Step 4: Prioritise your top values. Let’s look at what are the top moral values that might influence your priorities in life. There are quite a few, here are some to get you started;
- Respect for life
- Self-control
- Courage
- Equality
- Acceptance
- Kindness
- Generosity
- Forgiveness
- Freedom
- Honesty
- Resilience
- Humility
- Love
- Integrity
Now start a list of your own, taking into consideration the life you dreamt up in step 2, as well as the people you most admire. What is it that you admire about them? What behaviours or habits do they exhibit and what values are these founded on? If it is a friend or family member, go ask them what they value. Write up a list of the beneficial behaviours and your top values that underpin them.
Step 5: Bring about change. As you encounter different situations every day momentarily, stand back and assess what’s best to do for a particular circumstance. Don’t just dive into them immediately with an unconscious response; rather tailor your response so that it aligns with your top values. Yes, it will feel awkward as anything at first, but with time and practice it will, by design become second nature.
Here too I dare to remind you to be kind, new habits, behaviours, and values will not be adopted and perfected in a day. You will stuff up, regress, and some days behave like the person you do not wish to be. That is OK, it will take time. Allow yourself to make mistakes and generally show yourself such compassion as you would wish to show others.

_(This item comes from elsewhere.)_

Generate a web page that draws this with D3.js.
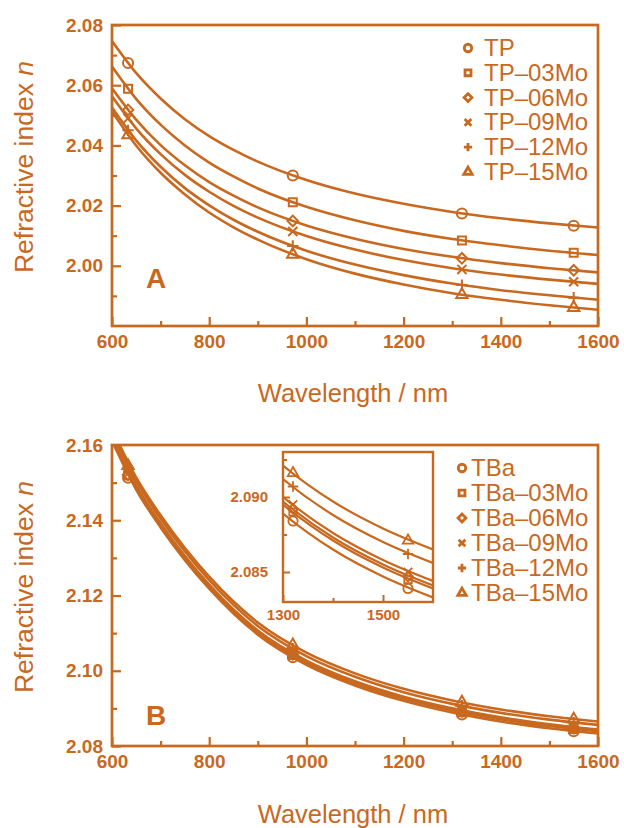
<!DOCTYPE html>
<html>
<head>
<meta charset="utf-8">
<script src="https://cdn.jsdelivr.net/npm/d3@7"></script>
<style>
  body { margin: 0; background: #fff; }
  svg { display: block; }
</style>
</head>
<body>
<svg id="fig" width="624" height="828"></svg>
<script>
// measured wavelengths (nm) and wavelengths where the fitted curves were read
const wavelengths = [633, 972, 1320, 1550];
const fitWavelengths = [600, 650, 700, 750, 800, 850, 900, 1000, 1100, 1200, 1300, 1400, 1500, 1600];

const symbolNames = ["circle", "square", "diamond", "times", "plus", "triangle"];

// panel A
const seriesA = ["TP", "TP\u201303Mo", "TP\u201306Mo", "TP\u201309Mo", "TP\u201312Mo", "TP\u201315Mo"];
const markersA = [
  [2.0674, 2.0300, 2.0174, 2.0133],
  [2.0588, 2.0211, 2.0084, 2.0043],
  [2.0518, 2.0149, 2.0025, 1.9985],
  [2.0490, 2.0114, 1.9988, 1.9947],
  [2.0450, 2.0066, 1.9936, 1.9894],
  [2.0435, 2.0038, 1.9904, 1.9861]
];
const fitA = [
  [2.0747, 2.0640, 2.0556, 2.0487, 2.0431, 2.0385, 2.0346, 2.0285, 2.0240, 2.0206, 2.0179, 2.0158, 2.0141, 2.0127],
  [2.0662, 2.0554, 2.0469, 2.0400, 2.0343, 2.0297, 2.0257, 2.0196, 2.0151, 2.0116, 2.0089, 2.0068, 2.0050, 2.0036],
  [2.0590, 2.0485, 2.0401, 2.0334, 2.0278, 2.0233, 2.0194, 2.0134, 2.0090, 2.0056, 2.0030, 2.0009, 1.9992, 1.9978],
  [2.0563, 2.0456, 2.0371, 2.0302, 2.0246, 2.0199, 2.0160, 2.0099, 2.0054, 2.0019, 1.9992, 1.9971, 1.9954, 1.9940],
  [2.0526, 2.0416, 2.0329, 2.0258, 2.0201, 2.0153, 2.0113, 2.0050, 2.0004, 1.9969, 1.9941, 1.9919, 1.9902, 1.9887],
  [2.0513, 2.0399, 2.0309, 2.0237, 2.0177, 2.0128, 2.0087, 2.0022, 1.9974, 1.9938, 1.9909, 1.9887, 1.9869, 1.9854]
];

// panel B
const seriesB = ["TBa", "TBa\u201303Mo", "TBa\u201306Mo", "TBa\u201309Mo", "TBa\u201312Mo", "TBa\u201315Mo"];
const markersB = [
  [2.1513, 2.1036, 2.0884, 2.0839],
  [2.1519, 2.1042, 2.0890, 2.0845],
  [2.1521, 2.1044, 2.0892, 2.0847],
  [2.1524, 2.1047, 2.0895, 2.0850],
  [2.1536, 2.1059, 2.0907, 2.0862],
  [2.1545, 2.1068, 2.0916, 2.0871]
];
const fitB = [
  [2.1611, 2.1481, 2.1381, 2.1294, 2.1218, 2.1152, 2.1096, 2.1016, 2.0961, 2.0920, 2.0889, 2.0865, 2.0847, 2.0833],
  [2.1617, 2.1487, 2.1387, 2.1300, 2.1224, 2.1158, 2.1102, 2.1022, 2.0967, 2.0926, 2.0895, 2.0871, 2.0853, 2.0839],
  [2.1619, 2.1489, 2.1389, 2.1302, 2.1226, 2.1160, 2.1104, 2.1024, 2.0969, 2.0928, 2.0897, 2.0873, 2.0855, 2.0841],
  [2.1622, 2.1492, 2.1392, 2.1305, 2.1229, 2.1163, 2.1107, 2.1027, 2.0972, 2.0931, 2.0900, 2.0876, 2.0858, 2.0844],
  [2.1634, 2.1504, 2.1404, 2.1317, 2.1241, 2.1175, 2.1119, 2.1039, 2.0984, 2.0943, 2.0912, 2.0888, 2.0870, 2.0856],
  [2.1643, 2.1513, 2.1413, 2.1326, 2.1250, 2.1184, 2.1128, 2.1048, 2.0993, 2.0952, 2.0921, 2.0897, 2.0879, 2.0865]
];

// ticks
const xTicks = [600, 800, 1000, 1200, 1400, 1600];
const xMinor = [700, 900, 1100, 1300, 1500];
const yTicksA = [2.00, 2.02, 2.04, 2.06, 2.08];
const yMinorA = [1.99, 2.01, 2.03, 2.05, 2.07];
const yTicksB = [2.08, 2.10, 2.12, 2.14, 2.16];
const yMinorB = [2.09, 2.11, 2.13, 2.15];
const insetXTicks = [1300, 1500];
const insetXMinor = [1400];
const insetYTicks = [2.085, 2.090];
const insetYMinor = [2.0875, 2.0925];

const C = "#c8691f";
const FONT = '"Liberation Sans", Arial, Helvetica, sans-serif';
const svg = d3.select("#fig");
const defs = svg.append("defs");

const symbolTypes = {
  circle: d3.symbolCircle, square: d3.symbolSquare, diamond: d3.symbolSquare,
  times: d3.symbolTimes, plus: d3.symbolPlus, triangle: d3.symbolTriangle
};
const symbolSizes = { circle: 80, square: 64, diamond: 56, times: 56, plus: 44, triangle: 56 };

function marker(sel, name, scale) {
  sel.attr("d", d3.symbol(symbolTypes[name], symbolSizes[name] * scale)())
     .attr("fill", "none")
     .attr("stroke", C);
}

function panel(cfg) {
  const x = d3.scaleLinear().domain(cfg.xDomain).range([cfg.left, cfg.right]);
  const y = d3.scaleLinear().domain(cfg.yDomain).range([cfg.bottom, cfg.top]);
  const g = svg.append("g");

  g.append("rect")
      .attr("x", cfg.left).attr("y", cfg.top)
      .attr("width", cfg.right - cfg.left).attr("height", cfg.bottom - cfg.top)
      .attr("fill", "#fff");

  defs.append("clipPath").attr("id", cfg.id)
    .append("rect")
      .attr("x", cfg.left).attr("y", cfg.top)
      .attr("width", cfg.right - cfg.left).attr("height", cfg.bottom - cfg.top);

  const line = d3.line()
      .x(d => x(d[0]))
      .y(d => y(d[1]))
      .curve(d3.curveMonotoneX);

  g.append("g")
      .attr("clip-path", `url(#${cfg.id})`)
    .selectAll("path")
    .data(cfg.fits)
    .join("path")
      .attr("d", f => line(fitWavelengths.map((w, i) => [w, f[i]])))
      .attr("fill", "none")
      .attr("stroke", C)
      .attr("stroke-width", cfg.lineWidth);

  cfg.markers.forEach((m, si) => {
    const pts = m.map((v, i) => [wavelengths[i], v])
      .filter(d => d[0] >= cfg.xDomain[0] && d[0] <= cfg.xDomain[1]);
    g.append("g").selectAll("path")
      .data(pts)
      .join("path")
        .call(marker, symbolNames[si], cfg.markerScale)
        .attr("stroke-width", cfg.markerStroke)
        .attr("transform", d => `translate(${x(d[0])},${y(d[1])})` +
              (symbolNames[si] === "diamond" ? " rotate(45)" : ""));
  });

  const styleAxis = a => {
    a.select(".domain").remove();
    a.selectAll("line").attr("stroke", C).attr("stroke-width", cfg.tickWidth);
    a.selectAll("text")
      .attr("fill", C)
      .style("font-family", FONT)
      .style("font-size", cfg.tickFont + "px")
      .style("font-weight", "bold");
  };

  g.append("g")
      .attr("transform", `translate(0,${cfg.bottom})`)
      .call(d3.axisBottom(x).tickValues(cfg.xTicks).tickSizeInner(-cfg.major)
              .tickSizeOuter(0).tickPadding(cfg.xPad).tickFormat(d3.format("d")))
      .call(styleAxis);
  g.append("g")
      .attr("transform", `translate(0,${cfg.bottom})`)
      .call(d3.axisBottom(x).tickValues(cfg.xMinor).tickSizeInner(-cfg.minor)
              .tickSizeOuter(0).tickFormat(""))
      .call(styleAxis);
  g.append("g")
      .attr("transform", `translate(${cfg.left},0)`)
      .call(d3.axisLeft(y).tickValues(cfg.yTicks).tickSizeInner(-cfg.major)
              .tickSizeOuter(0).tickPadding(cfg.yPad).tickFormat(d3.format(cfg.yFormat)))
      .call(styleAxis);
  g.append("g")
      .attr("transform", `translate(${cfg.left},0)`)
      .call(d3.axisLeft(y).tickValues(cfg.yMinor).tickSizeInner(-cfg.minor)
              .tickSizeOuter(0).tickFormat(""))
      .call(styleAxis);

  g.append("rect")
      .attr("x", cfg.left).attr("y", cfg.top)
      .attr("width", cfg.right - cfg.left).attr("height", cfg.bottom - cfg.top)
      .attr("fill", "none")
      .attr("stroke", C)
      .attr("stroke-width", cfg.frameWidth);

  return g;
}

function legend(names, x0, y0, step, textX) {
  const g = svg.append("g");
  names.forEach((name, i) => {
    const yy = y0 + i * step;
    g.append("path")
      .call(marker, symbolNames[i], 0.55)
      .attr("stroke-width", 2.8)
      .attr("transform", `translate(${x0},${yy})` + (symbolNames[i] === "diamond" ? " rotate(45)" : ""));
    g.append("text")
      .attr("x", textX).attr("y", yy + 8)
      .attr("fill", C)
      .style("font-family", FONT)
      .style("font-size", "24px")
      .text(name);
  });
}

function axisTitles(cy, xTitleY) {
  const t = svg.append("text")
      .attr("transform", `translate(33,${cy}) rotate(-90)`)
      .attr("text-anchor", "middle")
      .attr("fill", C)
      .style("font-family", FONT)
      .style("font-size", "26.5px");
  t.append("tspan").text("Refractive index ");
  t.append("tspan").style("font-style", "italic").text("n");

  svg.append("text")
      .attr("x", 353).attr("y", xTitleY)
      .attr("text-anchor", "middle")
      .attr("fill", C)
      .style("font-family", FONT)
      .style("font-size", "25.5px")
      .text("Wavelength / nm");
}

function panelLetter(letter, x, y) {
  svg.append("text")
      .attr("x", x).attr("y", y)
      .attr("text-anchor", "middle")
      .attr("fill", C)
      .style("font-family", FONT)
      .style("font-size", "28px")
      .style("font-weight", "bold")
      .text(letter);
}

const mainStyle = {
  xDomain: [600, 1600], xTicks, xMinor,
  left: 112, right: 598,
  major: 9, minor: 5, xPad: 9, yPad: 9,
  tickFont: 19, tickWidth: 2.2, frameWidth: 2.7,
  lineWidth: 2.6, markerStroke: 2, markerScale: 1,
  yFormat: ".2f"
};

// panel A
panel(Object.assign({}, mainStyle, {
  id: "clipA", top: 25, bottom: 326, yDomain: [1.98, 2.08],
  yTicks: yTicksA, yMinor: yMinorA, fits: fitA, markers: markersA
}));
legend(seriesA, 468, 48, 24.8, 484);
panelLetter("A", 156, 288);
axisTitles(167, 402);

// panel B
panel(Object.assign({}, mainStyle, {
  id: "clipB", top: 445, bottom: 746, yDomain: [2.08, 2.16],
  yTicks: yTicksB, yMinor: yMinorB, fits: fitB, markers: markersB
}));

// inset of panel B
panel({
  id: "clipInset", xDomain: [1300, 1600], yDomain: [2.083, 2.093],
  left: 283, right: 433, top: 452, bottom: 602,
  xTicks: insetXTicks, xMinor: insetXMinor, yTicks: insetYTicks, yMinor: insetYMinor,
  major: 7, minor: 4, xPad: 7, yPad: 15,
  tickFont: 15, tickWidth: 2, frameWidth: 2.4,
  lineWidth: 2.2, markerStroke: 1.8, markerScale: 0.85,
  yFormat: ".3f", fits: fitB, markers: markersB
});
legend(seriesB, 462, 468, 25, 471);
panelLetter("B", 156, 725);
axisTitles(587, 823);
</script>
</body>
</html>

Finally, in the words of Mary Oliver; it is “Your one wild and precious life”, how you live it is up to you. There is no judgment here if you don’t reach for the stars if stars don’t interest you. I only urge that you are kind to yourself and wish you all the best on the journey of self-exploration and the establishing of values that resonate with your inner self, for I truly believe this to be a path to ultimate contentment in life.